Aujourd'hui, des trafiquants peuvent être condamnés simplement à des amendes ou à des peines de prison ridicules. Il n’y a donc aucun effet de dissuasion. Il faut inciter chaque État membre à créer des infractions nouvelles, spécifiques au trafic et à la distribution. Des infractions assorties de peines lourdes, qui, de mon point de vue, ne doivent pas être inférieures à 15 ans d'emprisonnement. Cela permettrait d’arriver à un niveau pénal qui soit à peu près équivalent à ce qui existe partout en Europe, et aussi en Afrique, concernant le trafic des stupéfiants. 
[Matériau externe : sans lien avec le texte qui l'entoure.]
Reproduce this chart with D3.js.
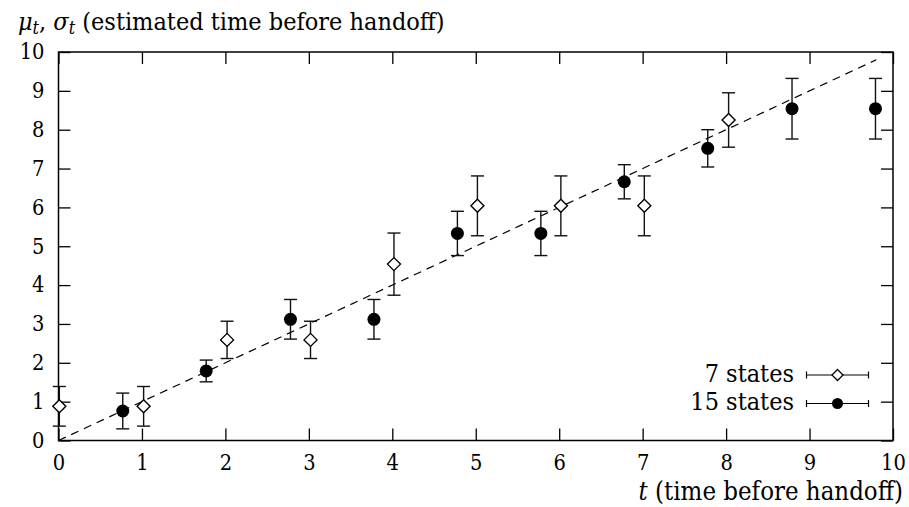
<!DOCTYPE html>
<html><head><meta charset="utf-8">
<script src="https://cdn.jsdelivr.net/npm/d3@7"></script>
<style>body{margin:0;background:#fff}</style>
</head><body><svg id="c" width="909" height="507"></svg>
<script>
// data
const xTicks = [0,1,2,3,4,5,6,7,8,9,10];
const yTicks = [0,1,2,3,4,5,6,7,8,9,10];
const s7_t  = [0.01,1.02,2.02,3.02,4.02,5.02,6.02,7.02,8.03];
const s7_mu = [0.88,0.88,2.59,2.59,4.54,6.04,6.04,6.04,8.25];
const s7_sd = [0.51,0.51,0.48,0.48,0.80,0.77,0.77,0.77,0.70];
const s15_t  = [0.77,1.77,2.78,3.78,4.78,5.78,6.78,7.78,8.79,9.79];
const s15_mu = [0.76,1.79,3.12,3.12,5.33,5.33,6.66,7.52,8.54,8.54];
const s15_sd = [0.46,0.28,0.51,0.51,0.57,0.57,0.44,0.48,0.78,0.78];
const refLine = [0, 9.8];
const legendLabels = ["7 states", "15 states"];

const FONT = "'DejaVu Serif', serif";
const K = 1.1; // vertical stretch of text
const svg = d3.select("#c").attr("font-family", FONT);
const L=58.5, R=893, T=52, B=440.5;
const x = d3.scaleLinear().domain([0,10]).range([L,R]);
const y = d3.scaleLinear().domain([0,10]).range([B,T]);
const fsTick = 19.5, fsText = 22.5;

function stretch(sel){
  sel.each(function(){
    const t=d3.select(this); const yy=+t.attr("y")||0;
    t.attr("transform",`translate(0,${yy*(1-K)}) scale(1,${K})`);
  });
}
function styleAxis(g){
  g.attr("font-family", FONT).attr("font-size", fsTick);
  g.selectAll(".domain").remove();
  g.selectAll(".tick line").attr("stroke","#000").attr("stroke-width",1.3);
  g.selectAll("text").attr("fill","#000").call(stretch);
}
svg.append("g").attr("transform",`translate(0,${B})`)
  .call(d3.axisBottom(x).tickValues(xTicks).tickFormat(d3.format("d")).tickSize(-12).tickPadding(14)).call(styleAxis);
svg.append("g").attr("transform",`translate(0,${T})`)
  .call(d3.axisTop(x).tickValues(xTicks).tickFormat("").tickSize(-12)).call(styleAxis);
svg.append("g").attr("transform",`translate(${L},0)`)
  .call(d3.axisLeft(y).tickValues(yTicks).tickFormat(d3.format("d")).tickSize(-12).tickPadding(14)).call(styleAxis);
svg.append("g").attr("transform",`translate(${R},0)`)
  .call(d3.axisRight(y).tickValues(yTicks).tickFormat("").tickSize(-12)).call(styleAxis);
svg.append("rect").attr("x",L).attr("y",T).attr("width",R-L).attr("height",B-T)
  .attr("fill","none").attr("stroke","#000").attr("stroke-width",1.5);

// reference line
svg.append("line").attr("x1",x(refLine[0])).attr("y1",y(refLine[0]))
  .attr("x2",x(refLine[1])).attr("y2",y(refLine[1]))
  .attr("stroke","#000").attr("stroke-width",1.2).attr("stroke-dasharray","8,6");

function errbars(ts,mus,sds){
  const g = svg.append("g").attr("stroke","#111").attr("stroke-width",1.4);
  ts.forEach((t,i)=>{
    const cx=x(t), y1=y(mus[i]+sds[i]), y0=y(mus[i]-sds[i]);
    g.append("line").attr("x1",cx).attr("x2",cx).attr("y1",y1).attr("y2",y0);
    g.append("line").attr("x1",cx-6.5).attr("x2",cx+6.5).attr("y1",y1).attr("y2",y1);
    g.append("line").attr("x1",cx-6.5).attr("x2",cx+6.5).attr("y1",y0).attr("y2",y0);
  });
}
errbars(s7_t,s7_mu,s7_sd);
errbars(s15_t,s15_mu,s15_sd);
const diamond = r => `M0,${-r}L${r},0L0,${r}L${-r},0Z`;
s7_t.forEach((t,i)=>{
  svg.append("path").attr("d",diamond(6.5)).attr("transform",`translate(${x(t)},${y(s7_mu[i])})`)
    .attr("fill","#fff").attr("stroke","#000").attr("stroke-width",1.4);
});
s15_t.forEach((t,i)=>{
  svg.append("circle").attr("cx",x(t)).attr("cy",y(s15_mu[i])).attr("r",6.5).attr("fill","#000");
});

// legend
const legY=[375,403.5];
legendLabels.forEach((lab,i)=>{
  const ly=legY[i];
  svg.append("text").attr("x",794).attr("y",ly+7).attr("text-anchor","end")
    .attr("font-size",fsText).text(lab).call(stretch);
  const g=svg.append("g").attr("stroke","#000").attr("stroke-width",1.2);
  g.append("line").attr("x1",806.5).attr("x2",868.5).attr("y1",ly).attr("y2",ly);
  g.append("line").attr("x1",806.5).attr("x2",806.5).attr("y1",ly-3.5).attr("y2",ly+3.5);
  g.append("line").attr("x1",868.5).attr("x2",868.5).attr("y1",ly-3.5).attr("y2",ly+3.5);
  if(i===0) svg.append("path").attr("d",diamond(5.5)).attr("transform",`translate(837.5,${ly})`)
    .attr("fill","#fff").attr("stroke","#000").attr("stroke-width",1.3);
  else svg.append("circle").attr("cx",837.5).attr("cy",ly).attr("r",5.5).attr("fill","#000");
});

// titles
const t1 = svg.append("text").attr("x",18).attr("y",30).attr("font-size",fsText);
t1.append("tspan").attr("font-style","italic").text("μ");
t1.append("tspan").attr("font-style","italic").attr("font-size",16).attr("dy",4).text("t");
t1.append("tspan").attr("dy",-4).text(", ");
t1.append("tspan").attr("font-style","italic").text("σ");
t1.append("tspan").attr("font-style","italic").attr("font-size",16).attr("dy",4).text("t");
t1.append("tspan").attr("dy",-4).text(" (estimated time before handoff)");
t1.call(stretch);

const t2 = svg.append("text").attr("x",903).attr("y",500).attr("text-anchor","end").attr("font-size",23);
t2.append("tspan").attr("font-style","italic").text("t");
t2.append("tspan").text(" (time before handoff)");
t2.call(stretch);
</script></body></html>
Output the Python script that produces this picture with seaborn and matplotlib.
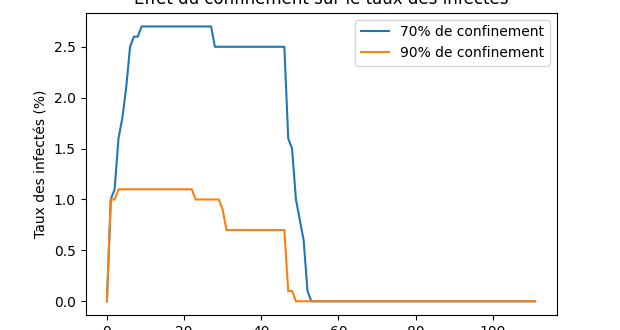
import matplotlib
matplotlib.use("Agg")
import matplotlib.pyplot as plt
import seaborn as sns
import numpy as np
import pandas as pd

days = list(range(112))

blue_head = [0, 1.0, 1.1, 1.6, 1.8, 2.1, 2.5, 2.6, 2.6] + [2.7] * 19 + [2.5] * 19 + \
            [1.6, 1.5, 1.0, 0.8, 0.6, 0.1, 0.0]
conf70 = blue_head + [0.0] * (112 - len(blue_head))

orange_head = [0, 1.0, 1.0] + [1.1] * 20 + [1.0] * 7 + [0.9] + [0.7] * 16 + [0.1, 0.1, 0.0]
conf90 = orange_head + [0.0] * (112 - len(orange_head))

labels = ["70% de confinement", "90% de confinement"]
title = "Effet du confinement sur le taux des infectés"
ylabel = "Taux des infectés (%)"

fig = plt.figure(figsize=(6.2, 3.3), dpi=100)
ax = fig.add_axes([85.5 / 620, 15 / 330, (556.5 - 85.5) / 620, (315 - 12.7) / 330])

sns.lineplot(x=days, y=conf70, ax=ax, label=labels[0], color="#1f77b4", linewidth=1.5)
sns.lineplot(x=days, y=conf90, ax=ax, label=labels[1], color="#ff7f0e", linewidth=1.5)

ax.set_title(title)
ax.set_ylabel(ylabel)
ax.set_xticks([0, 20, 40, 60, 80, 100])
ax.set_yticks([0.0, 0.5, 1.0, 1.5, 2.0, 2.5])
ax.legend(loc="upper right")

fig.savefig("out.png", dpi=100)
Une fois posé ce cadre législatif et répressif, les pays du continent pourront enfin se lancer dans le grand chantier qui permettra de se débarrasser des faux médicaments de façon pérenne : celui d’une vraie assurance maladie, d’une couverture santé universelle pour l’ensemble des populations. Plusieurs pays s’y sont engagés à l’horizon 2030. Au Togo, de premières mesures ont été instaurées, comme le détaille le professeur Mustapha Mijiyawa, ministre de la Santé : 

Nous avons mis en place une assurance au profit des fonctionnaires, qui touche à peu près 6% des Togolais, et dans ce lot de compatriotes, la tendance à recourir aux faux médicaments a décru. De même, depuis que les enfants peuvent aller dans les formations sanitaires sans que leurs parents ne devoir débourser de l'argent à l’avance, on les voit plus souvent en cas de problème dans les formations sanitaires. Aujourd'hui, si vous additionnez, cela couvre à peu près à peu près un tiers de la population. On est en train de mener maintenant des actions pour voir comment étendre la couverture maladie, c'est l'une des voies de lutte contre le recours aux médicaments contrefaits.